[GOAL]: In the records below, find the line containing "Write a Python" and the line containing "import numpy as np". Give again exactly those lines and every line between them, omitting the pictures.

[PROVIDED DATA]:
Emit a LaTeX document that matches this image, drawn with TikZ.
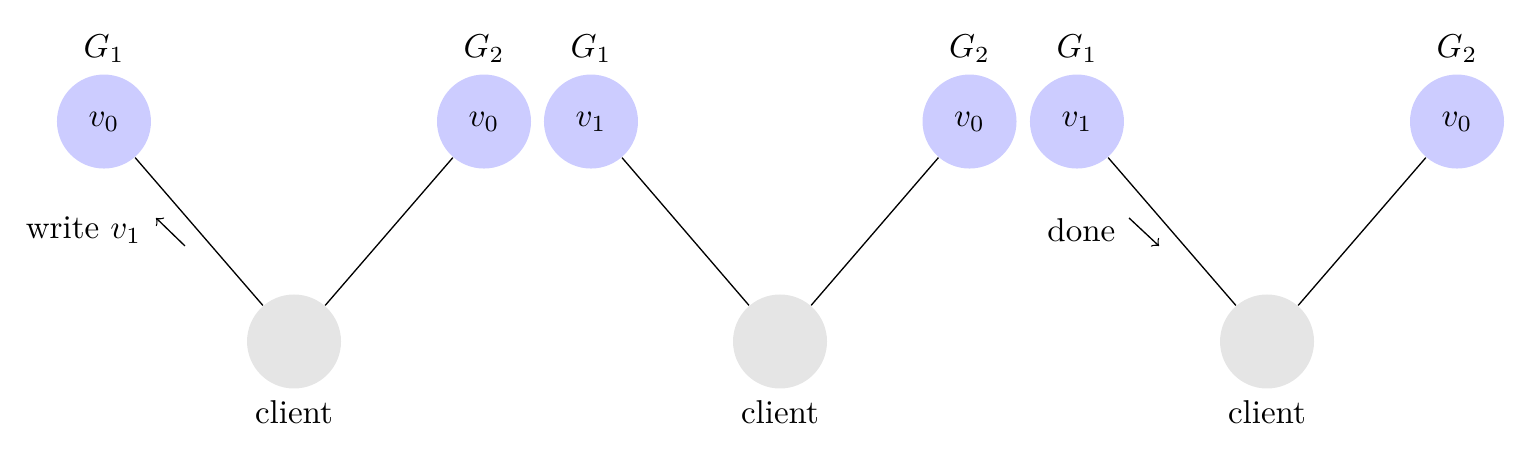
\documentclass[tikz,border=0pt]{standalone}
\usepackage{tikz}

\tikzset{
  replica/.style={circle, fill=blue!20, minimum size=1cm, inner sep=0pt},
  client/.style={circle, fill=gray!20, minimum size=1cm, inner sep=0pt}
}

\begin{document}
\begin{tikzpicture}[scale=1]

  \useasboundingbox (0,0) rectangle (16.383,5);

  % --- First state ---
  \node[replica, label=above:$G_1$] (ga) at (1.106,3.707) {$v_0$};
  \node[replica, label=above:$G_2$] (gb) at (5.149,3.707) {$v_0$};
  \node[client, label=below:client] (ca) at (3.128,1.367) {};
  \draw (ga) -- (ca);
  \draw (gb) -- (ca);
  \coordinate (wfrom) at (1.968,2.383);
  \coordinate (wto) at (1.660,2.681);
  \draw[->] (wfrom) -- (wto);
  \node[anchor=east] (wlabel) at (1.626,2.552) {write $v_1$};

  % --- Second state ---
  \node[replica, label=above:$G_1$] (gc) at (6.287,3.707) {$v_1$};
  \node[replica, label=above:$G_2$] (gd) at (10.314,3.707) {$v_0$};
  \node[client, label=below:client] (cb) at (8.298,1.367) {};
  \draw (gc) -- (cb);
  \draw (gd) -- (cb);

  % --- Third state ---
  \node[replica, label=above:$G_1$] (ge) at (11.457,3.707) {$v_1$};
  \node[replica, label=above:$G_2$] (gf) at (15.500,3.707) {$v_0$};
  \node[client, label=below:client] (cc) at (13.479,1.367) {};
  \draw (ge) -- (cc);
  \draw (gf) -- (cc);
  \coordinate (dfrom) at (12.011,2.681);
  \coordinate (dto) at (12.330,2.383);
  \draw[->] (dfrom) -- (dto);
  \node[anchor=east] (dlabel) at (11.989,2.552) {done};

\end{tikzpicture}
\end{document}
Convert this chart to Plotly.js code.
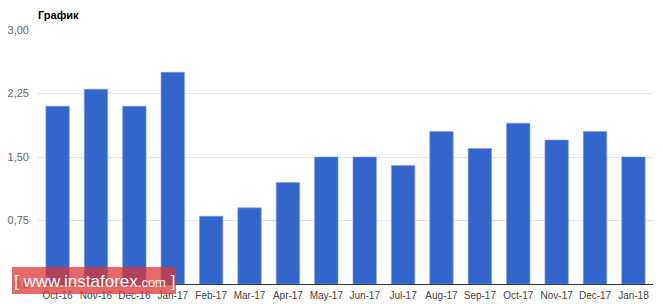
<!DOCTYPE html>
<html><head><meta charset="utf-8">
<script src="https://cdn.plot.ly/plotly-3.0.1.min.js"></script>
<style>html,body{margin:0;padding:0;background:#fff;}#chart{width:663px;height:304px;}</style>
</head><body><div id="chart"></div>
<script>
const categories = ["Oct-16","Nov-16","Dec-16","Jan-17","Feb-17","Mar-17","Apr-17","May-17","Jun-17","Jul-17","Aug-17","Sep-17","Oct-17","Nov-17","Dec-17","Jan-18"];
const values = [2.10,2.30,2.10,2.50,0.80,0.90,1.20,1.50,1.50,1.40,1.80,1.60,1.90,1.70,1.80,1.50];
const yTicks = [0,0.75,1.5,2.25,3];
const yTickLabels = ["0,0","0,75","1,50","2,25","3,00"];

const trace = {
  type: 'bar',
  x: categories.map((c,i)=>i),
  y: values,
  width: 0.61,
  marker: {color: '#3366cc', line: {color: '#7f9ce0', width: 0.6}},
  hoverinfo: 'none'
};
const L = 38, R = 653, T = 30, B = 284;
const W = R - L, H = B - T;
const layout = {
  width: 663, height: 304,
  margin: {l: L, r: 663 - R, t: T, b: 304 - B},
  paper_bgcolor: '#fff', plot_bgcolor: '#fff',
  showlegend: false,
  font: {family: 'Arial, "Liberation Sans", sans-serif', size: 10, color: '#444'},
  title: {text: '<b>График</b>', x: 38/663, xanchor: 'left', y: 1 - 15/304, yanchor: 'middle',
          font: {size: 11, color: '#000', family: 'Arial, "Liberation Sans", sans-serif'}},
  xaxis: {
    range: [-0.51, 15.51],
    tickmode: 'array', tickvals: categories.map((c,i)=>i), ticktext: categories,
    showgrid: false, zeroline: false, showline: true, linecolor: '#333', linewidth: 1,
    ticks: '', tickfont: {size: 10, color: '#444'}, ticklabelstandoff: 2
  },
  yaxis: {
    range: [0, 3], tickmode: 'array', tickvals: yTicks, ticktext: yTickLabels,
    showgrid: true, gridcolor: '#e4e4e4', gridwidth: 1, zeroline: false,
    ticks: '', tickfont: {size: 11, color: '#666'}, ticklabelstandoff: 8
  },
  shapes: [
    {type: 'rect', xref: 'paper', yref: 'paper', x0: (12-L)/W, x1: (176-L)/W,
     y0: (B-294)/H, y1: (B-267)/H, fillcolor: 'rgba(220,55,55,0.75)', line: {width: 0}, layer: 'above'}
  ],
  annotations: [
    {xref: 'paper', yref: 'paper', x: (94-L)/W, y: (B-281)/H, xanchor: 'center', yanchor: 'middle',
     text: '[ www.instaforex<span style="font-size:13px">.com</span> ]', showarrow: false,
     font: {size: 17, color: '#fff', family: 'Arial, "Liberation Sans", sans-serif'}}
  ]
};
Plotly.newPlot('chart', [trace], layout, {displayModeBar: false, staticPlot: true});
</script></body></html>
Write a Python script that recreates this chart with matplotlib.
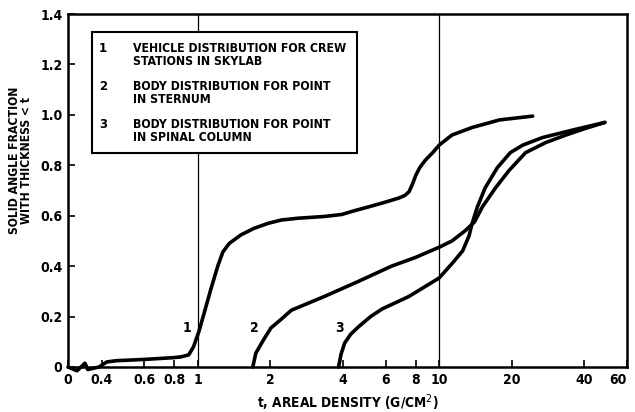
import matplotlib
matplotlib.use("Agg")
import matplotlib.pyplot as plt
from matplotlib import font_manager
from matplotlib.font_manager import FontProperties
from matplotlib.patches import Rectangle
import numpy as np


def pick_font():
    cands = []
    for f in font_manager.fontManager.ttflist:
        key = (f.name + " " + f.fname).lower()
        if ("condensed" in key or "narrow" in key) and "italic" not in key and "oblique" not in key:
            w = f.weight if isinstance(f.weight, int) else (700 if "bold" in str(f.weight) else 400)
            cands.append((abs(w - 700), "semi" in key or "extra" in key, f.fname))
    if cands:
        cands.sort()
        return cands[0][2], True
    return None, False


FONTFILE, CONDENSED = pick_font()


def fp(size):
    if FONTFILE:
        return FontProperties(fname=FONTFILE, size=size)
    return FontProperties(family=["Liberation Sans", "DejaVu Sans"], weight="bold", size=size)


# Curve 1: vehicle distribution for crew stations in Skylab
c1_x = [0.29, 0.316, 0.341, 0.35, 0.39, 0.42, 0.46, 0.6, 0.79, 0.85, 0.917, 0.96, 1.01, 1.06, 1.13,
        1.21, 1.27, 1.35, 1.51, 1.71, 1.96, 2.22, 2.6, 3.35, 3.95, 4.46, 5.1, 5.8, 6.8, 7.2, 7.5, 7.75,
        8.0, 8.3, 8.76, 9.4, 10.0, 11.3, 13.7, 17.8, 24.4]
c1_y = [0.0, -0.015, 0.015, -0.01, 0.0, 0.02, 0.025, 0.03, 0.037, 0.04, 0.048, 0.08, 0.14, 0.21, 0.305,
        0.40, 0.456, 0.49, 0.524, 0.55, 0.57, 0.583, 0.59, 0.597, 0.605, 0.62, 0.635, 0.65, 0.67, 0.68, 0.695, 0.725,
        0.76, 0.79, 0.82, 0.85, 0.88, 0.92, 0.95, 0.98, 0.995]

# Curve 2: body distribution for point in sternum
c2_x = [1.69, 1.74, 1.87, 2.01, 2.22, 2.44, 3.35, 4.64, 6.35, 8.0, 10.0, 11.3, 12.8, 14.0, 15.1,
        17.1, 19.5, 22.8, 27.6, 33.5, 40.0, 48.6]
c2_y = [0.0, 0.055, 0.107, 0.155, 0.19, 0.225, 0.28, 0.34, 0.40, 0.435, 0.475, 0.50, 0.54, 0.575, 0.635,
        0.71, 0.78, 0.85, 0.89, 0.92, 0.945, 0.97]

# Curve 3: body distribution for point in spinal column
c3_x = [3.83, 3.92, 4.06, 4.3, 4.64, 5.2, 5.8, 7.5, 10.0, 11.3, 12.5, 13.3, 13.7, 14.4, 15.5,
        17.4, 19.7, 22.2, 26.8, 35.8, 48.6]
c3_y = [0.0, 0.05, 0.095, 0.13, 0.16, 0.2, 0.23, 0.28, 0.353, 0.41, 0.46, 0.52, 0.57, 0.635, 0.71,
        0.79, 0.85, 0.88, 0.91, 0.94, 0.97]

xticks = [0.29, 0.4, 0.6, 0.8, 1, 2, 4, 6, 8, 10, 20, 40, 60]
xticklabels = ["0", "0.4", "0.6", "0.8", "1", "2", "4", "6", "8", "10", "20", "40", "60"]
yticks = [0, 0.2, 0.4, 0.6, 0.8, 1.0, 1.2, 1.4]
yticklabels = ["0", "0.2", "0.4", "0.6", "0.8", "1.0", "1.2", "1.4"]

legend_nums = ["1", "2", "3"]
legend_texts = ["VEHICLE DISTRIBUTION FOR CREW\nSTATIONS IN SKYLAB",
                "BODY DISTRIBUTION FOR POINT\nIN STERNUM",
                "BODY DISTRIBUTION FOR POINT\nIN SPINAL COLUMN"]
label_pos = [(0.9, 0.125), (1.71, 0.125), (3.85, 0.125)]

W, H = 635, 412
fig = plt.figure(figsize=(W / 100, H / 100), dpi=100)
ax = fig.add_axes([68 / W, 1 - 367 / H, (627 - 68) / W, (367 - 14) / H])
ax.set_xscale("log")
ax.set_xlim(0.29, 60)
ax.set_ylim(0, 1.4)

lw = 2.6
for xs, ys in [(c1_x, c1_y), (c2_x, c2_y), (c3_x, c3_y)]:
    ax.plot(xs, ys, color="black", lw=lw, solid_capstyle="round", solid_joinstyle="round",
            clip_on=False, zorder=3)

for v in [1, 10]:
    ax.axvline(v, color="black", lw=0.9, zorder=1)

ax.xaxis.set_minor_locator(matplotlib.ticker.NullLocator())
ax.set_xticks(xticks)
ax.set_xticklabels(xticklabels)
ax.set_yticks(yticks)
ax.set_yticklabels(yticklabels)
ax.tick_params(direction="in", length=5, width=1.2, pad=4)
for lab in ax.get_xticklabels() + ax.get_yticklabels():
    lab.set_fontproperties(fp(10))
ax.get_xticklabels()[-1].set_horizontalalignment("right")
for sp in ax.spines.values():
    sp.set_linewidth(1.8)

xl = ax.set_xlabel("t, AREAL DENSITY (G/CM$^2$)", fontproperties=fp(9), labelpad=4)
yl = ax.set_ylabel("SOLID ANGLE FRACTION\nWITH THICKNESS < t", fontproperties=fp(8),
                   linespacing=0.95)
ax.yaxis.set_label_coords(-0.062, 0.586)

for (lx, ly), num in zip(label_pos, legend_nums):
    ax.text(lx, ly, num, fontproperties=fp(10), ha="center", va="bottom")

# legend box
bx0, by0, bx1, by1 = 92, 32, 357, 153
rect = Rectangle((bx0 / W, 1 - by1 / H), (bx1 - bx0) / W, (by1 - by0) / H, transform=fig.transFigure,
                 facecolor="white", edgecolor="black", lw=1.5, zorder=5)
fig.patches.append(rect)
rows = [42, 80, 118]
leg_objs = []
num_objs = []
for r, num, txt in zip(rows, legend_nums, legend_texts):
    num_objs.append(fig.text(103 / W, 1 - r / H, num, fontproperties=fp(8), va="top", ha="center", zorder=6))
    leg_objs.append(fig.text(133 / W, 1 - r / H, txt, fontproperties=fp(8), va="top", ha="left",
                             linespacing=1.0, zorder=6))


def fit(text_obj, target, axis=0, base=8.0):
    fig.canvas.draw()
    bb = text_obj.get_window_extent()
    cur = bb.width if axis == 0 else bb.height
    if cur > 0:
        text_obj.set_fontsize(base * target / cur)


fit(leg_objs[0], 214, 0, 8.0)
s = leg_objs[0].get_fontsize()
for t in leg_objs[1:]:
    t.set_fontsize(s)
for t in num_objs:
    t.set_fontsize(s + 0.5)
fit(xl, 182, 0, 9.0)
fit(yl, 148, 1, 8.0)

fig.savefig("out.png", dpi=100)
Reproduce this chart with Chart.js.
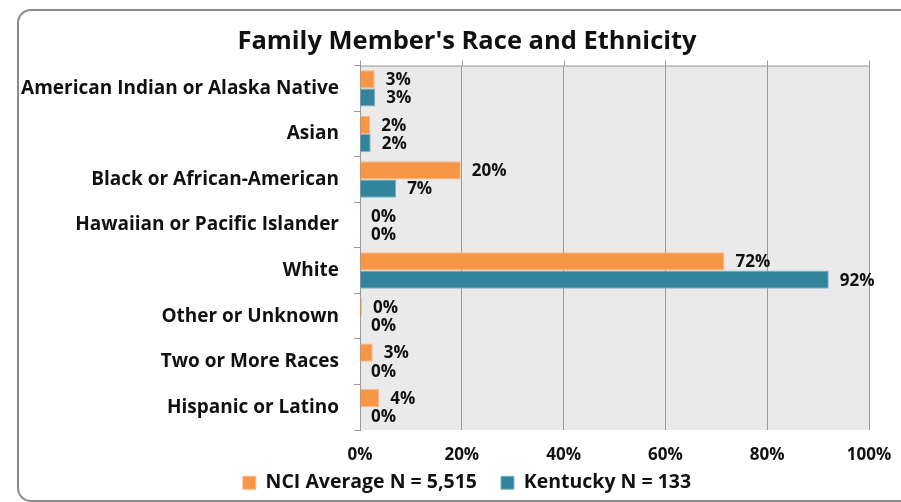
<!DOCTYPE html>
<html>
<head>
<meta charset="utf-8">
<script src="https://cdn.jsdelivr.net/npm/chart.js@4"></script>
<style>
  html, body { margin: 0; padding: 0; background: #fff; overflow: hidden; }
  #frame { position: absolute; left: 17px; top: 9px; width: 940px; height: 489px;
           border: 2px solid #8c8c8c; border-radius: 14px; }
  #wrap { position: absolute; left: 0; top: 0; width: 901px; height: 502px; }
</style>
</head>
<body>
<div id="frame"></div>
<div id="wrap"><canvas id="raceChart"></canvas></div>
<script>
const categories = ['American Indian or Alaska Native', 'Asian', 'Black or African-American',
  'Hawaiian or Pacific Islander', 'White', 'Other or Unknown', 'Two or More Races', 'Hispanic or Latino']
const nciValues = [2.9, 2.0, 19.8, 0, 71.6, 0.4, 2.5, 3.8]
const kyValues = [3.0, 2.1, 7.1, 0, 92.1, 0, 0, 0]
const xTicks = [0, 20, 40, 60, 80, 100]

const FONT = "'Open Sans', sans-serif"

// gray plot background + top edge line with little ticks above it
const plotBg = {
    id: 'plotBg',
    beforeLayout(chart) {
        // legend sits tight under the axis labels
        const lg = chart.legend
        if (lg && !lg._fixedFit) {
            const fit = lg.fit
            lg.fit = function () { fit.call(this); this.height = 53 }
            lg._fixedFit = true
        }
    },
    beforeDraw(chart) {
        const { ctx, chartArea: a } = chart
        ctx.save()
        ctx.fillStyle = '#eaeaea'
        ctx.fillRect(a.left, a.top, a.right - a.left, a.bottom - a.top)
        ctx.restore()
    },
    afterDraw(chart) {
        const { ctx, chartArea: a, scales } = chart
        ctx.save()
        ctx.strokeStyle = '#9a9a9a'
        ctx.lineWidth = 1
        ctx.beginPath()
        ctx.moveTo(a.left, a.top + 0.5)
        ctx.lineTo(a.right, a.top + 0.5)
        xTicks.forEach(v => {
            const x = Math.round(scales.x.getPixelForValue(v)) + 0.5
            ctx.moveTo(x, a.top - 5)
            ctx.lineTo(x, a.top)
        })
        ctx.stroke()
        ctx.restore()
    }
}

// value labels at the end of each bar
const barLabels = {
    id: 'barLabels',
    afterDatasetsDraw(chart) {
        const ctx = chart.ctx
        ctx.save()
        ctx.font = 'bold 17px ' + FONT
        ctx.fillStyle = '#111'
        ctx.textAlign = 'left'
        ctx.textBaseline = 'middle'
        chart.data.datasets.forEach((ds, i) => {
            chart.getDatasetMeta(i).data.forEach((bar, j) => {
                ctx.fillText(Math.round(ds.data[j]) + '%', bar.x + 11, bar.y + 1)
            })
        })
        ctx.restore()
    }
}

const data = {
    labels: categories,
    datasets: [
        {
            label: 'NCI Average N = 5,515',
            data: nciValues,
            backgroundColor: '#f79646',
            borderColor: '#fbb98a',
            borderWidth: 1,
            categoryPercentage: 0.8,
            barPercentage: 1
        },
        {
            label: 'Kentucky N = 133',
            data: kyValues,
            backgroundColor: '#31849b',
            borderColor: '#7fb3c2',
            borderWidth: 1,
            categoryPercentage: 0.8,
            barPercentage: 1
        }
    ]
}

const config = {
    type: 'bar',
    data: data,
    plugins: [plotBg, barLabels],
    options: {
        indexAxis: 'y',
        responsive: false,
        animation: false,
        layout: { padding: { left: 65, right: 32, top: 26, bottom: 0 } },
        scales: {
            x: {
                min: 0,
                max: 100,
                afterBuildTicks(axis) { axis.ticks = xTicks.map(v => ({ value: v })) },
                afterFit(axis) {
                    axis.height = 19
                    axis._computeLabelArea = () => undefined
                },
                // invisible tick marks only push the labels down
                grid: { color: '#9a9a9a', lineWidth: 1, drawTicks: true, tickLength: 7, tickColor: 'rgba(0,0,0,0)' },
                border: { display: false },
                ticks: {
                    padding: 8,
                    color: '#111',
                    font: { family: FONT, size: 17, weight: 'bold' },
                    callback: v => v + '%'
                }
            },
            y: {
                afterFit(axis) {
                    axis.width = 295
                    // long labels reach past the left padding, don't clip them
                    axis._computeLabelArea = () => undefined
                },
                grid: { drawOnChartArea: false, drawTicks: true, tickLength: 6, color: '#9a9a9a', offset: true },
                border: { color: '#9a9a9a' },
                ticks: {
                    padding: 15,
                    color: '#111',
                    font: { family: FONT, size: 19, weight: 'bold' }
                }
            }
        },
        plugins: {
            legend: {
                position: 'bottom',
                labels: {
                    boxWidth: 13,
                    boxHeight: 13,
                    padding: 24,
                    color: '#111',
                    font: { family: FONT, size: 19.5, weight: 'bold' }
                }
            },
            title: {
                display: true,
                text: "Family Member's Race and Ethnicity",
                color: '#111',
                padding: { top: 0, bottom: 9 },
                font: { family: FONT, size: 25.5, weight: 'bold' }
            },
            tooltip: { enabled: false }
        }
    }
}

const canvas = document.getElementById('raceChart')
canvas.width = 901
canvas.height = 502
const raceChart = new Chart(canvas.getContext('2d'), config)
</script>
</body>
</html>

[THE REPLY]:
Write a Python script that recreates this chart with matplotlib.
import matplotlib
matplotlib.use("Agg")
import matplotlib.pyplot as plt
from matplotlib import font_manager
from matplotlib.font_manager import FontProperties
from matplotlib.patches import Rectangle
import numpy as np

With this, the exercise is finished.